Resolved, That, instead of the Clause touching Adultery in the Bill, this Clause be inserted; viz. "In case any married Woman shall, from and after be carnally known by any Man, other than her Husband, except in case of Ravishment; and of such Offence or Offences shall be convicted, as aforesaid, by Confession, or otherwise; every such Offence and Offences shall be, and is hereby, adjudged Felony: And every Person, as well the Man as the Woman, offending therein, and confessing the same, or being thereof convicted by Verdict, upon Indictment or Presentment, as aforesaid, shall suffer Death, as in case of Felony, without Benefit of Clergy."
Resolved, That this Proviso be added; viz. "Provided, That this shall not extend to any Man, who, at the time of such Offence committed, is not knowing, that such Woman, with whom such Offence is committed, is then married."
Ordered, That it be referred to the Committee, to bring in a Proviso, That this Act do not extend to Women whose Husbands are beyond the Seas, or whose Husbands absent themselves from their Wives for the Space of Five Years, when there is a common Fame, that their Husbands are dead.

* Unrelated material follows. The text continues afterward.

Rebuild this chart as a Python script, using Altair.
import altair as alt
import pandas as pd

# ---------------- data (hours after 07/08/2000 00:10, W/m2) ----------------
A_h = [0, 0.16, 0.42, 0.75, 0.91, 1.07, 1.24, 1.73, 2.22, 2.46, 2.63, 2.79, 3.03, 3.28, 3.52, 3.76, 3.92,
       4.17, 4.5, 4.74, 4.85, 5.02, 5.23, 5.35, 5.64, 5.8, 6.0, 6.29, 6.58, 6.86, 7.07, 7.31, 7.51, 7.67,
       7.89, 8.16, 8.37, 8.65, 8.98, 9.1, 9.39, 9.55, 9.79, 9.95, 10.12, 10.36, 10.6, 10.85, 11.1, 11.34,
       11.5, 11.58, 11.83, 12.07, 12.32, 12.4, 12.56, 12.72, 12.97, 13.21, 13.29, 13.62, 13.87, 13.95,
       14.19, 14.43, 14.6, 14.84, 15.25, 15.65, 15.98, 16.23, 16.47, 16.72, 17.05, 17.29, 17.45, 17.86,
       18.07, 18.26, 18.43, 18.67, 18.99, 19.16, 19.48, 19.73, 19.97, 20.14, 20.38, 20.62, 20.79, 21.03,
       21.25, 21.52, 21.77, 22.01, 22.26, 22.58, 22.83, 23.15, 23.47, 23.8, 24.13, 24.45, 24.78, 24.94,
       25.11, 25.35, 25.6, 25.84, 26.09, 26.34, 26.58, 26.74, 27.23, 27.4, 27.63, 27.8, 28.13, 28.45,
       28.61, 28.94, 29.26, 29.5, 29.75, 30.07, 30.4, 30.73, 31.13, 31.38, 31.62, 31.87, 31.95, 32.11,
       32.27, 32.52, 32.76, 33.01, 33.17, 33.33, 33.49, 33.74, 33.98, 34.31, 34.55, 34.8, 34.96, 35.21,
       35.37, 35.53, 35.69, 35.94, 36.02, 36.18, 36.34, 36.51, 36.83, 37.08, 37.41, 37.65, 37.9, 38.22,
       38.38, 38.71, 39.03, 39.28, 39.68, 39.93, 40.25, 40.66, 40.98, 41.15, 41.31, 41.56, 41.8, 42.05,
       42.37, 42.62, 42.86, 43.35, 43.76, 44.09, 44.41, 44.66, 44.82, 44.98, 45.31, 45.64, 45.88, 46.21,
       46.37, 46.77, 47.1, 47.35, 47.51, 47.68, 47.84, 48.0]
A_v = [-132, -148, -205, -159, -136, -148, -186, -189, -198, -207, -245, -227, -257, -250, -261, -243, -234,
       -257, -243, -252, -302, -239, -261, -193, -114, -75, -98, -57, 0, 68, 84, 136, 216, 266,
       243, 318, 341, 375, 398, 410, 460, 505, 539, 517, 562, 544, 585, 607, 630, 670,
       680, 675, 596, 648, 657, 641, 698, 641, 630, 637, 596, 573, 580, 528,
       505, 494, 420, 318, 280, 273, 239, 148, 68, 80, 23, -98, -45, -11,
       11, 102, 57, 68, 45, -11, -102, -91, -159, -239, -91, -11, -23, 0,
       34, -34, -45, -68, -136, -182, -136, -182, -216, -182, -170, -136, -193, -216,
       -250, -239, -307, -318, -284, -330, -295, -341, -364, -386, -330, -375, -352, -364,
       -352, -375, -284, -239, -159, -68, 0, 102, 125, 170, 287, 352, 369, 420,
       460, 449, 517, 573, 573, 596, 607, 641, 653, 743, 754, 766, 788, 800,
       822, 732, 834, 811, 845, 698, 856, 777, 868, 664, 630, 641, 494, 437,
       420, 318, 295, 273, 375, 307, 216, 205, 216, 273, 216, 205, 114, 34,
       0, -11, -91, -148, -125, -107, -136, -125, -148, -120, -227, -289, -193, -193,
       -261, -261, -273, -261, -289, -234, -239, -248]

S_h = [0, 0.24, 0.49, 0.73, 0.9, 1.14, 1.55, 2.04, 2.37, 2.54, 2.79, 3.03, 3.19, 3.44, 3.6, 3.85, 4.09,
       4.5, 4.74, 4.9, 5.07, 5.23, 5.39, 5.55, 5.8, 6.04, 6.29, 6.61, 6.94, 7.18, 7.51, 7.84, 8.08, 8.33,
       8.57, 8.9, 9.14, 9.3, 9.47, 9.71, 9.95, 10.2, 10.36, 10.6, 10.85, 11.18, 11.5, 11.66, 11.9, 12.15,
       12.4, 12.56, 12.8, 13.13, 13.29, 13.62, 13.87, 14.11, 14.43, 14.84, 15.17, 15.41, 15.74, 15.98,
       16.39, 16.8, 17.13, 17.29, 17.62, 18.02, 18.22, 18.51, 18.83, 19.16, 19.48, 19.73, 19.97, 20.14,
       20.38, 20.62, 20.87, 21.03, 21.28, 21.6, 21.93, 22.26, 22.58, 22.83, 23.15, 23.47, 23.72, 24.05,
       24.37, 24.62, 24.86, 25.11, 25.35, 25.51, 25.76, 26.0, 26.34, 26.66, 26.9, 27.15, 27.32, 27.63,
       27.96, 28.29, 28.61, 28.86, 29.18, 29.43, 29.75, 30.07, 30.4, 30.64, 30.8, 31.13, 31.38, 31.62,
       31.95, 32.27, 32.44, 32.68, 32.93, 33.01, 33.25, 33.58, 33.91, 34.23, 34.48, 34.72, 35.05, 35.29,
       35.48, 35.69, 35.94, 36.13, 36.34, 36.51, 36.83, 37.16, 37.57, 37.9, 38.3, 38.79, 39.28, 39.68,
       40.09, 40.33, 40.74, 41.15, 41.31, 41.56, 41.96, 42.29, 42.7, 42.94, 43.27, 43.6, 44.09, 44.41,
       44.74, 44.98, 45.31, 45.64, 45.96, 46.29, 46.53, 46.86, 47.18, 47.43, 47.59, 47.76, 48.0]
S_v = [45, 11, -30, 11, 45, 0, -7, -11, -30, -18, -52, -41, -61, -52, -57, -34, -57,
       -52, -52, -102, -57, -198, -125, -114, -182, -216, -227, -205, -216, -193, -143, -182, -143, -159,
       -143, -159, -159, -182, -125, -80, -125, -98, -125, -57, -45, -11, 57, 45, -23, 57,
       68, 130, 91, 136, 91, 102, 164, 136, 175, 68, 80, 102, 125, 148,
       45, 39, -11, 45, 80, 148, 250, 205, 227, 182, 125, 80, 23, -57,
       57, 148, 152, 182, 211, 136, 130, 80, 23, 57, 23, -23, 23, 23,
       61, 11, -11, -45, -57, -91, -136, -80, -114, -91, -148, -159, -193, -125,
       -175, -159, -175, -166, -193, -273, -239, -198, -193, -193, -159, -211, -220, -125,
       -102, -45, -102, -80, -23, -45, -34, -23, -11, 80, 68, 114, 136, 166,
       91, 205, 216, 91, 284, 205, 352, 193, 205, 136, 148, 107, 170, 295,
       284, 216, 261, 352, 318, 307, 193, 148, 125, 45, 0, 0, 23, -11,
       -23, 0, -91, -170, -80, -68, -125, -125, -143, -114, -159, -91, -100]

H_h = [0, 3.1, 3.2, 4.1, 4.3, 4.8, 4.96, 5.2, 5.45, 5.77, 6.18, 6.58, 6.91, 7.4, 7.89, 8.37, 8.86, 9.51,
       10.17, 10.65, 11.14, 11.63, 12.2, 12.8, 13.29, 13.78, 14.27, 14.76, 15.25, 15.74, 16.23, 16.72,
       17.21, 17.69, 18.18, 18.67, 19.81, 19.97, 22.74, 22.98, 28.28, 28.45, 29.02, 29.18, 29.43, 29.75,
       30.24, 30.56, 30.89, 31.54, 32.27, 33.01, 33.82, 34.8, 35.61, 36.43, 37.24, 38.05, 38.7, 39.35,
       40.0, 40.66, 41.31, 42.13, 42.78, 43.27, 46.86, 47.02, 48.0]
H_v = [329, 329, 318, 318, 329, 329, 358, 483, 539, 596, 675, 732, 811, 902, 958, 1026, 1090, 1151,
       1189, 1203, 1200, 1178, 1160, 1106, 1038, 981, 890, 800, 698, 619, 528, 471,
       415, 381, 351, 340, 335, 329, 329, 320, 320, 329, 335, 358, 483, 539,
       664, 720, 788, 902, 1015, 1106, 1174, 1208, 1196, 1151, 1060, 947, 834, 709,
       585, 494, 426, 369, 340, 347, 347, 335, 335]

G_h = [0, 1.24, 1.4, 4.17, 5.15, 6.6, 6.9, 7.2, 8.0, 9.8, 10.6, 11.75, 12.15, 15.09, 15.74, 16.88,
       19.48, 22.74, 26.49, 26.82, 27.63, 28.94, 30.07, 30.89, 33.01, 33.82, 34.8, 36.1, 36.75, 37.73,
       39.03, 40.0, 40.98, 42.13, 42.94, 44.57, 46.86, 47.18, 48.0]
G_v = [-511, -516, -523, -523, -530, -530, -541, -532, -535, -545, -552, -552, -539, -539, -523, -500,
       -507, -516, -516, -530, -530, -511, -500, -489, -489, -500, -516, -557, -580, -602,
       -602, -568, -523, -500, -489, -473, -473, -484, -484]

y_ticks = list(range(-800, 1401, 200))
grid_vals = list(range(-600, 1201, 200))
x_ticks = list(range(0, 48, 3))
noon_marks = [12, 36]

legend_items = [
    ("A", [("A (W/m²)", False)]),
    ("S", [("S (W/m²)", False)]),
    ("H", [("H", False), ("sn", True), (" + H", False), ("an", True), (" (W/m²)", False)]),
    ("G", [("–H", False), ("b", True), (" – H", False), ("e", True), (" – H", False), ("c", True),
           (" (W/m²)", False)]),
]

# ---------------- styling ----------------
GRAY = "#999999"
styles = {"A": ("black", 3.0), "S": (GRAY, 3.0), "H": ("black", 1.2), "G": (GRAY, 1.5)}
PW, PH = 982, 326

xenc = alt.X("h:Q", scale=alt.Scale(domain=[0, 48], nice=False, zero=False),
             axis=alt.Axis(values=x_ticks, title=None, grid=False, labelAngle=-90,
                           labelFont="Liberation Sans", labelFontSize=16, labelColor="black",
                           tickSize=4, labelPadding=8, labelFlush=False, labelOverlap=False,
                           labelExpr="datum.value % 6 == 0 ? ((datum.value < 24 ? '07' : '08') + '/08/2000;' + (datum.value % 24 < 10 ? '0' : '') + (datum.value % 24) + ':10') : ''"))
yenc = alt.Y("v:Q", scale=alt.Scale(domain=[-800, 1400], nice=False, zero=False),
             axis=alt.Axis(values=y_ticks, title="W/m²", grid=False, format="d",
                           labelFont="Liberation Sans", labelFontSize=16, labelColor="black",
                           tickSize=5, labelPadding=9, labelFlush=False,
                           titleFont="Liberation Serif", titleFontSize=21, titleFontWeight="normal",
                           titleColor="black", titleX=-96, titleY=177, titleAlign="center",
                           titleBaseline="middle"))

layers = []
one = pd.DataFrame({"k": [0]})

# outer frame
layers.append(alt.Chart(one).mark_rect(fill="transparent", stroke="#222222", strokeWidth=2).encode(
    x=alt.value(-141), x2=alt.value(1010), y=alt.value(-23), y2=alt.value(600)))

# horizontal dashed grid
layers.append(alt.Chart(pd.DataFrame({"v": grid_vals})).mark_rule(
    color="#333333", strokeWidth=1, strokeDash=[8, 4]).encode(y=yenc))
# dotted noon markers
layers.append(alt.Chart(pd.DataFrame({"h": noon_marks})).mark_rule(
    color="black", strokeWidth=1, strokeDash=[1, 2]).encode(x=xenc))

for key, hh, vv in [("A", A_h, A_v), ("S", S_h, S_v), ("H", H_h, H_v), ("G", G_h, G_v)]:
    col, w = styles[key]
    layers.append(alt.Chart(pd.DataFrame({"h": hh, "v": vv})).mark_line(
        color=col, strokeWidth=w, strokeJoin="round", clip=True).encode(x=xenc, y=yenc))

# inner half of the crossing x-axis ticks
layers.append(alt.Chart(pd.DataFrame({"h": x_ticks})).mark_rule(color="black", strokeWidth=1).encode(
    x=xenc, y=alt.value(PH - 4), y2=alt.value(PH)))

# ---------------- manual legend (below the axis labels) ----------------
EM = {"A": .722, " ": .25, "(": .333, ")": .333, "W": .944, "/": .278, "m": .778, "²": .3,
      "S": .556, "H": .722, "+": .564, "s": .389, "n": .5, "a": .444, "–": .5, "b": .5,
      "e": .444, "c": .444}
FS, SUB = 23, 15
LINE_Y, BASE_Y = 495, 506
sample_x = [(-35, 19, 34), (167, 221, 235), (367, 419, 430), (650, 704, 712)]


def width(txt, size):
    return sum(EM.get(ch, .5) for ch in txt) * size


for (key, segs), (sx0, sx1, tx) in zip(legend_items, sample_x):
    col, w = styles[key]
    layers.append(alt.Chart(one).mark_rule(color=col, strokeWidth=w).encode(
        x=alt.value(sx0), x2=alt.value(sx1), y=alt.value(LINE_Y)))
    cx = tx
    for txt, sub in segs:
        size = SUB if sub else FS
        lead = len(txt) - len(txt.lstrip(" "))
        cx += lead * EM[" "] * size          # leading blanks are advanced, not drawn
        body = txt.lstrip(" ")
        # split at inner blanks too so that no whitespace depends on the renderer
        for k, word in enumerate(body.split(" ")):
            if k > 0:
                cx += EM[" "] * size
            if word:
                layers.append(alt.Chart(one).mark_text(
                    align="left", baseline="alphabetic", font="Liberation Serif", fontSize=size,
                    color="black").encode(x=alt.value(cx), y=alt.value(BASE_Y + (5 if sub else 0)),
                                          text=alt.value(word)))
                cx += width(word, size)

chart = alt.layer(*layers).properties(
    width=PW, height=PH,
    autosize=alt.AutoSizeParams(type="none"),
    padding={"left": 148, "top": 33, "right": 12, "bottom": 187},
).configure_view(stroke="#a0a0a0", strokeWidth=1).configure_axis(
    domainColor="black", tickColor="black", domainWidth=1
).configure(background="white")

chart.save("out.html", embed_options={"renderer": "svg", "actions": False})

Mr. Millington, Sir James Harrington, Colonel Marten, Mr. Holland, Mr. Rowse, or any Three of them, are to take care hereof.
Ordered, That that Part of this Bill, touching Fornication, be re-committed; and brought in This-daysevennight: And all that come to have Voices: And they are to meet in the Speaker's Chamber, To-morrow at Seven of the Clock.
And Mr. Millington, Mr. Rowse, and Sir James Harrington, are to take care hereof.
Surrender of Laughlyn Bridge.
A Letter from Dublin, from Wm. Basill, of the Fourth of April 1650, with Articles therein inclosed, made upon Surrendering of the Castle and Garison of Laughlyn Bridge, were this Day read.
Surrender of Kilkenny.
A Letter from Colonel Huson, of the Fourth of April 1650, from Dublyn, with Articles inclosed, made upon the Surrender of the City and Castle of Kilkenny, were this Day read.
Ordered, That a Letter of Thanks be written to Colonel Huson, taking notice of this Good Service: And that Mr. Speaker be, and is hereby, impowered and authorized to sign such Letter.
Ordered, That Colonel Jones and Sir Peter Wentworth do prepare the Letter accordingly.
Ordered, That it be referred to the Committee of the Navy, to give Order for Payment to be made for such Provisions, as shall be thought fit by the Council of State, for those Ships, by them ordered to go to the Fleet at Lisbone.
Observation of Lord's Day.
Mr. Millington reports Amendments to the Bill for better Observation of the Lord's Day, Days of Thanksgiving, and Publick Humiliation: Which were this Day read the First and Second time; and, after some Amendments at the Table, were, upon the Question, agreed; and the Bill ordered to be ingrossed.